**AIM OF THE TASK:** Identify each line containing the word "this" and copy it.

**RECORDS SUPPLIED:**
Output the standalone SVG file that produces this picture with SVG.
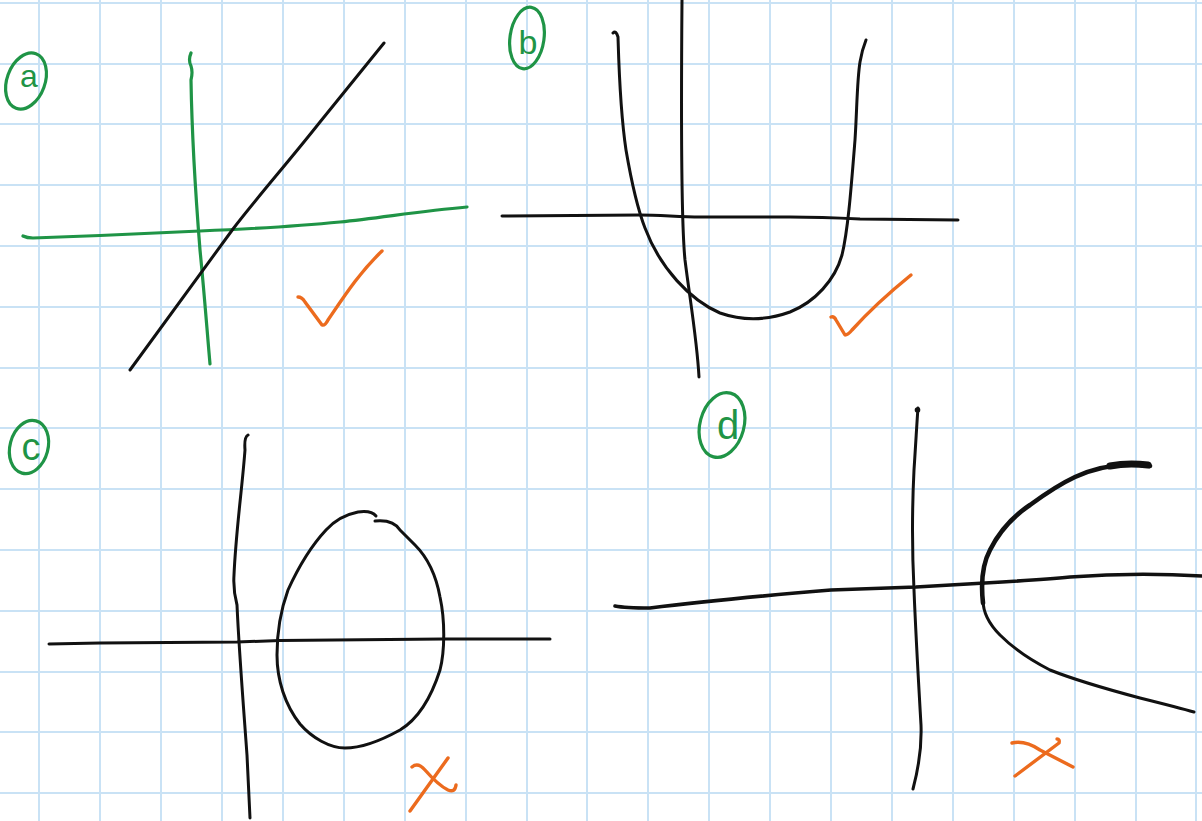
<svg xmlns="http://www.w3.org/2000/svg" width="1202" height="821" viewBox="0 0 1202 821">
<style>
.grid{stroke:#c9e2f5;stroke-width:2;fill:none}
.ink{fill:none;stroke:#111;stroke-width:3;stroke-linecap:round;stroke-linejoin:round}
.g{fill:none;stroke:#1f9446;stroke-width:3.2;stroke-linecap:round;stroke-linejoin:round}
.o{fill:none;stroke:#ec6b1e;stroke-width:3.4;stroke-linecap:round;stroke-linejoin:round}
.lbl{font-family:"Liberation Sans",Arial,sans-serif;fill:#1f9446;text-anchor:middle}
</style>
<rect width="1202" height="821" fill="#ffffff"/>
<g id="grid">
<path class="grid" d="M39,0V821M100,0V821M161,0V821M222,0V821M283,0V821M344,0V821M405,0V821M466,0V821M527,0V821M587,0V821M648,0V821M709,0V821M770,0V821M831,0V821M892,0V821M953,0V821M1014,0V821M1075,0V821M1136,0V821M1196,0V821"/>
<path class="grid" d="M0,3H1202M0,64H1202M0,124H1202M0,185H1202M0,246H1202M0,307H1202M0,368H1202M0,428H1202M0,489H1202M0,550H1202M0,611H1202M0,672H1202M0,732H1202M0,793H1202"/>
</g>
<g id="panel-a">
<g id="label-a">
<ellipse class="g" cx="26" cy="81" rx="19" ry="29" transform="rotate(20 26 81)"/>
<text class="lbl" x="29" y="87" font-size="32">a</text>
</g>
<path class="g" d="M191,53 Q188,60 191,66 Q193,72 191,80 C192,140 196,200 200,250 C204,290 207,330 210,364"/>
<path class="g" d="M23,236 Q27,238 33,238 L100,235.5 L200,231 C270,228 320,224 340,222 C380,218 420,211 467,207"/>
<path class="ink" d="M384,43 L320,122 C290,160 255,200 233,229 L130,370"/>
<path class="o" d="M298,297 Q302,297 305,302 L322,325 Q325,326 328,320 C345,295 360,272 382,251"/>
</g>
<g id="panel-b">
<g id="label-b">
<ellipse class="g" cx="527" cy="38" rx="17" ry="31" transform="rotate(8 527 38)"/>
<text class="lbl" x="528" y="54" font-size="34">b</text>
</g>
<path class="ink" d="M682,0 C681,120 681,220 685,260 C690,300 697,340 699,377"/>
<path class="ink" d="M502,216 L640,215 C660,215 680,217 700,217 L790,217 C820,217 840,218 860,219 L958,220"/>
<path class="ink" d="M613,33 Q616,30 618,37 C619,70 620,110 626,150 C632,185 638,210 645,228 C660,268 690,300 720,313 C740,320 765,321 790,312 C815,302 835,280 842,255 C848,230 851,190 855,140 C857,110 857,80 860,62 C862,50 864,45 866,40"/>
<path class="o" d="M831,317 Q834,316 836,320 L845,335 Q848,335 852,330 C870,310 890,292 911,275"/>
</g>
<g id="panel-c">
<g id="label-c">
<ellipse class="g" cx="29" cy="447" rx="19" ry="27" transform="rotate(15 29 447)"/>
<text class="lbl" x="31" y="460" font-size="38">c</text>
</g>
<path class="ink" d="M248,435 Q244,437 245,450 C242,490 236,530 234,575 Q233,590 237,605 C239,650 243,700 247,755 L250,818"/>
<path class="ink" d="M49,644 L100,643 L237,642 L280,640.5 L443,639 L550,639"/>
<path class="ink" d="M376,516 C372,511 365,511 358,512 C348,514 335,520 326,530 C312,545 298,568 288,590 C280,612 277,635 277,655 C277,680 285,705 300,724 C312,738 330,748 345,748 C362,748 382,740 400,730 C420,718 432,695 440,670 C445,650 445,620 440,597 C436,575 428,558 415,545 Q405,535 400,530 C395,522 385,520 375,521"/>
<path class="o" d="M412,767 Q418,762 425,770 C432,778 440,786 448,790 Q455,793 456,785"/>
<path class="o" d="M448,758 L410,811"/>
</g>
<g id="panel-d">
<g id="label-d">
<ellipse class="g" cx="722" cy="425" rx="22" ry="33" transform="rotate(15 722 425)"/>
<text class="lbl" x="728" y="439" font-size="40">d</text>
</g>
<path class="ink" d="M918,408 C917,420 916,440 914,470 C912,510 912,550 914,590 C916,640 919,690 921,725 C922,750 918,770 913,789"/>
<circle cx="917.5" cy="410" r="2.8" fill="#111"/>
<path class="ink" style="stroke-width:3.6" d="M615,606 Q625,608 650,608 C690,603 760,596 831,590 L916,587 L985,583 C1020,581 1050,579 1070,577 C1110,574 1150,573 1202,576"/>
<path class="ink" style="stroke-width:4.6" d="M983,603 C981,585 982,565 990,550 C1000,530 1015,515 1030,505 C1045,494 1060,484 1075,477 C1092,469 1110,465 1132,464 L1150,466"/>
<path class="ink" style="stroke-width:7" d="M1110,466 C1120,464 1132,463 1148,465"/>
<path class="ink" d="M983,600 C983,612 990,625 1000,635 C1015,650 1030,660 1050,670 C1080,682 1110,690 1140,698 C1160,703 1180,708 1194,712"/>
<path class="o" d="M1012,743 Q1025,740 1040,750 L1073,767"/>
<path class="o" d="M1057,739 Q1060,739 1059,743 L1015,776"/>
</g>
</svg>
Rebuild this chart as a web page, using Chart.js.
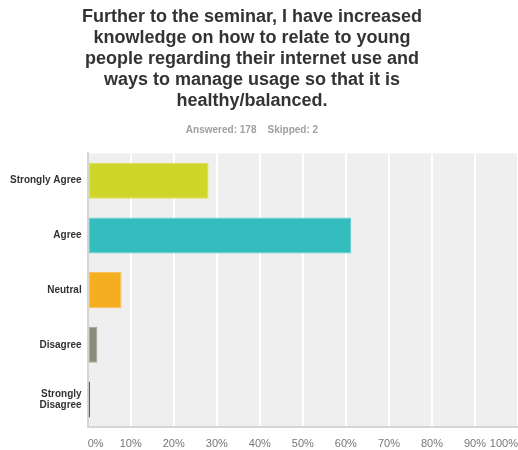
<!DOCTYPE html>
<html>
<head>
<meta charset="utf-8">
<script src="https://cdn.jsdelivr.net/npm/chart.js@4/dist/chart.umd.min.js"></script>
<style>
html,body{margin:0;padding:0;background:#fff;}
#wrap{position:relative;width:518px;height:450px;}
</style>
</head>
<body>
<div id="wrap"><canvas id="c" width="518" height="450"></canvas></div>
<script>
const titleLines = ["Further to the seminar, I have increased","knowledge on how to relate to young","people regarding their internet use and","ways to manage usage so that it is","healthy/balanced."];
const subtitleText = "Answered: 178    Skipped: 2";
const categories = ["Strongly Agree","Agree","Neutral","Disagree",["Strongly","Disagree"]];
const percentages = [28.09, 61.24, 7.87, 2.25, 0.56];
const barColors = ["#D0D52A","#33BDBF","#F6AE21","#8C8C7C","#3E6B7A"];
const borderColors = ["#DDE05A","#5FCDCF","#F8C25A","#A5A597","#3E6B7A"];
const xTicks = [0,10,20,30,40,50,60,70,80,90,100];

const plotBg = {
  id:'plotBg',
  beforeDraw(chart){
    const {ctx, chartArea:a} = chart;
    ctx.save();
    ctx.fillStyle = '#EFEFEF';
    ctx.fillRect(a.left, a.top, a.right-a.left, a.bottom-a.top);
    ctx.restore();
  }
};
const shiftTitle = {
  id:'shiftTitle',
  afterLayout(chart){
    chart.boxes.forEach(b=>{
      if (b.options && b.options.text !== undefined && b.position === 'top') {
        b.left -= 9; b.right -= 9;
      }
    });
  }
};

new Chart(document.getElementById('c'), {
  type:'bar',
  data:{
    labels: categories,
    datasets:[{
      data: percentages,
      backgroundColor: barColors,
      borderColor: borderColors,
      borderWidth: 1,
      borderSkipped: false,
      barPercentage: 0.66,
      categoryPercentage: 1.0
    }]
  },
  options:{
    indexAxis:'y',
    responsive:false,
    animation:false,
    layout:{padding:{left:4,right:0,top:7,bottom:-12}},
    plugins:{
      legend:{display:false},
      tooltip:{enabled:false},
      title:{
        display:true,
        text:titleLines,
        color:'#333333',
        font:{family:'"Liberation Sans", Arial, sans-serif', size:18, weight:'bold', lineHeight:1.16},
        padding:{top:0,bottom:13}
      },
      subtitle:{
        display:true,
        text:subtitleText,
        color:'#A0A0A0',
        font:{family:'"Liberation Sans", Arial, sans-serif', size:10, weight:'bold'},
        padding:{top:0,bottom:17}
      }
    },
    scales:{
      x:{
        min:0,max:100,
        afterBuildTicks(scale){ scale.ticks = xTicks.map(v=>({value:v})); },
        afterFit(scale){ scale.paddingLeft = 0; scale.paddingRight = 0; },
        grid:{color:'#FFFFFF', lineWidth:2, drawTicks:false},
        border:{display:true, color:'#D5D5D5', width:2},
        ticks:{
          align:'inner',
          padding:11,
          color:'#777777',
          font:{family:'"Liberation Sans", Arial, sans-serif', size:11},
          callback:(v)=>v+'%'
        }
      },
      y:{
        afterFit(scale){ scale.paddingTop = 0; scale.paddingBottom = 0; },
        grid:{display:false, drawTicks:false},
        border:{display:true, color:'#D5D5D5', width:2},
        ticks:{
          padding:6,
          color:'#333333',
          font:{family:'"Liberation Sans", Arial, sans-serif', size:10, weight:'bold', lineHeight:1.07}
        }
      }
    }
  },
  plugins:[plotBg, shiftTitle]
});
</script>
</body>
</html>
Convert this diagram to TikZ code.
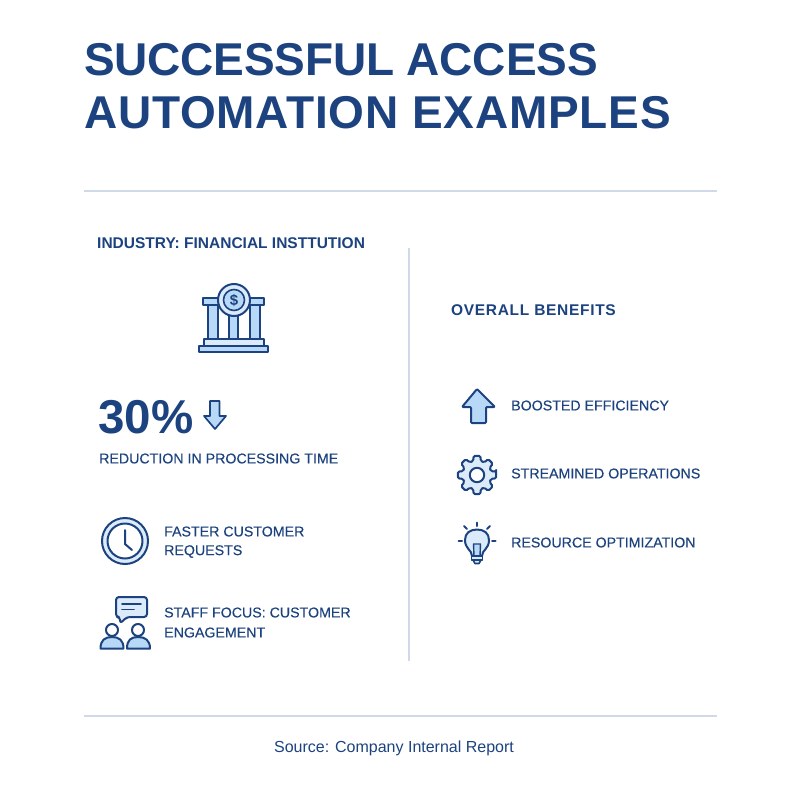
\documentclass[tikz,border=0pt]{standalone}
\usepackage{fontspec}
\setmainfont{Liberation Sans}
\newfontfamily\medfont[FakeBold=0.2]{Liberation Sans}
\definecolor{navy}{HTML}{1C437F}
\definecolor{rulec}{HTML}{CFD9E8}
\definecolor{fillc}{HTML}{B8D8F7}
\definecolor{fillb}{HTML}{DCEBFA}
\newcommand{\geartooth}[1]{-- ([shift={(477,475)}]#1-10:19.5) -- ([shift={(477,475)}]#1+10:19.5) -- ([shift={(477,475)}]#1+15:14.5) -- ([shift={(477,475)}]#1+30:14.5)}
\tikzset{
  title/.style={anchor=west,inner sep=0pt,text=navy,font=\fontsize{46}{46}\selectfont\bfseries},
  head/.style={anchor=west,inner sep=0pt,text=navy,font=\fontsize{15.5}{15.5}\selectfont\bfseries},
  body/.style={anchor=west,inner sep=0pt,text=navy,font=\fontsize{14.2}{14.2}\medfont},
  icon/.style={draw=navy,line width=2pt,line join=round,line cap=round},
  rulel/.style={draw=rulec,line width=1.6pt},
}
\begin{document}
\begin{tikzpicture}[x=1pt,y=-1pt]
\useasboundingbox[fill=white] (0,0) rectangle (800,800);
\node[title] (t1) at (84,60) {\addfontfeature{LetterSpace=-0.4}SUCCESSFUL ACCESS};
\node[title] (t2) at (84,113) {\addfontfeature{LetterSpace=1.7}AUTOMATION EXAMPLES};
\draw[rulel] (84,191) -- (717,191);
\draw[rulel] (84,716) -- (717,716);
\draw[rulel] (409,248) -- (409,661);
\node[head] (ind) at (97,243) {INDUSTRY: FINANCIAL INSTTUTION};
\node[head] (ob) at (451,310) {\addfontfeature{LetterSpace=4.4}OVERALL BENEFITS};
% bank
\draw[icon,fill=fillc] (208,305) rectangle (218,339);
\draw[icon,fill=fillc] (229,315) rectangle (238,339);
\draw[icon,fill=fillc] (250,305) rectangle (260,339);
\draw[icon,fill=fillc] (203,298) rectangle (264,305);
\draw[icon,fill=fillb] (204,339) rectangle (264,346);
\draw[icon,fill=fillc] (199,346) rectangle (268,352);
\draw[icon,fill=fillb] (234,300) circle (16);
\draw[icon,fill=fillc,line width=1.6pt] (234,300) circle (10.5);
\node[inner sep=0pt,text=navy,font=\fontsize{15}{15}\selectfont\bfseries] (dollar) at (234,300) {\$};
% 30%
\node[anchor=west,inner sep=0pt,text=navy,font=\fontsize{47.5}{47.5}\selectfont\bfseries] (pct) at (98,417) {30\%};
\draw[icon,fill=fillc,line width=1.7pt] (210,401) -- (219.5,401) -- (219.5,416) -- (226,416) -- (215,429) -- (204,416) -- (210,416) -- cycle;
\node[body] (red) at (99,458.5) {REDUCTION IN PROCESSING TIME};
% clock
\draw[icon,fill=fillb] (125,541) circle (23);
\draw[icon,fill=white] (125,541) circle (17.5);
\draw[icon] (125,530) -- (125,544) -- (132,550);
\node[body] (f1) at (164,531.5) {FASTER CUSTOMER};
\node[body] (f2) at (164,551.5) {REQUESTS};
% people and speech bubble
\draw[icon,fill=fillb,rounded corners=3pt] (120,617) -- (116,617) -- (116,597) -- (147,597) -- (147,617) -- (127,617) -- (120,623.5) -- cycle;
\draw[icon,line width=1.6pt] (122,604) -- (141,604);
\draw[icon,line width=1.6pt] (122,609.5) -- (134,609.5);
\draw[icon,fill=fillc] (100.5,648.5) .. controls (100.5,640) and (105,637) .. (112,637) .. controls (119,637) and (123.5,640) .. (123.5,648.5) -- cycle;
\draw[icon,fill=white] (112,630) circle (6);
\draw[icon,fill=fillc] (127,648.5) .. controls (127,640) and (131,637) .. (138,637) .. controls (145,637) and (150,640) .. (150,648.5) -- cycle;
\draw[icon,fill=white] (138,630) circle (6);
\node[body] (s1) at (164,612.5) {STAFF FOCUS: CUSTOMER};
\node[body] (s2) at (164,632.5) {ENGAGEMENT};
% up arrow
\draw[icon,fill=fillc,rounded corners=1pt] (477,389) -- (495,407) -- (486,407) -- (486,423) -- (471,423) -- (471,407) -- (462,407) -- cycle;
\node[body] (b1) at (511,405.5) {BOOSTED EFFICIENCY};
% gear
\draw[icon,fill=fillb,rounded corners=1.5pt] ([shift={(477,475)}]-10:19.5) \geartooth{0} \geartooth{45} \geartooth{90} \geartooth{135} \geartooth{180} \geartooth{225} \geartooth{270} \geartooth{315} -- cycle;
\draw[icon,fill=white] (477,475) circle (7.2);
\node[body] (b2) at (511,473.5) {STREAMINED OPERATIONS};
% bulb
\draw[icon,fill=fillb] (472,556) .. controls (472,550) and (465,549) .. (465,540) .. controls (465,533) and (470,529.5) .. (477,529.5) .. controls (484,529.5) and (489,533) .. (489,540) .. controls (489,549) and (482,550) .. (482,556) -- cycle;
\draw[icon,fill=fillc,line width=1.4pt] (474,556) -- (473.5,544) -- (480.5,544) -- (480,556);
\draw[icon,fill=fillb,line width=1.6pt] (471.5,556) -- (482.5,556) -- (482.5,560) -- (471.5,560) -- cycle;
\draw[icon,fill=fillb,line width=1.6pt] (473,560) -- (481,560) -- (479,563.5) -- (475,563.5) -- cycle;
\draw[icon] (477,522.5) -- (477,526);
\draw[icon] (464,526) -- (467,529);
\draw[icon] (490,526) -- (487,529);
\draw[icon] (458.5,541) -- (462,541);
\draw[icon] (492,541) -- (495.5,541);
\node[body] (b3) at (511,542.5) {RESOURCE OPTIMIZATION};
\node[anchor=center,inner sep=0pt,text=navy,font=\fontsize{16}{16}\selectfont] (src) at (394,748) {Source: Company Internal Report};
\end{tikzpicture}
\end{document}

**REPLY:**
Output the standalone SVG file that produces this picture with SVG.
Rebuild this chart as a web page, using Chart.js.
Convert this diagram to TikZ code.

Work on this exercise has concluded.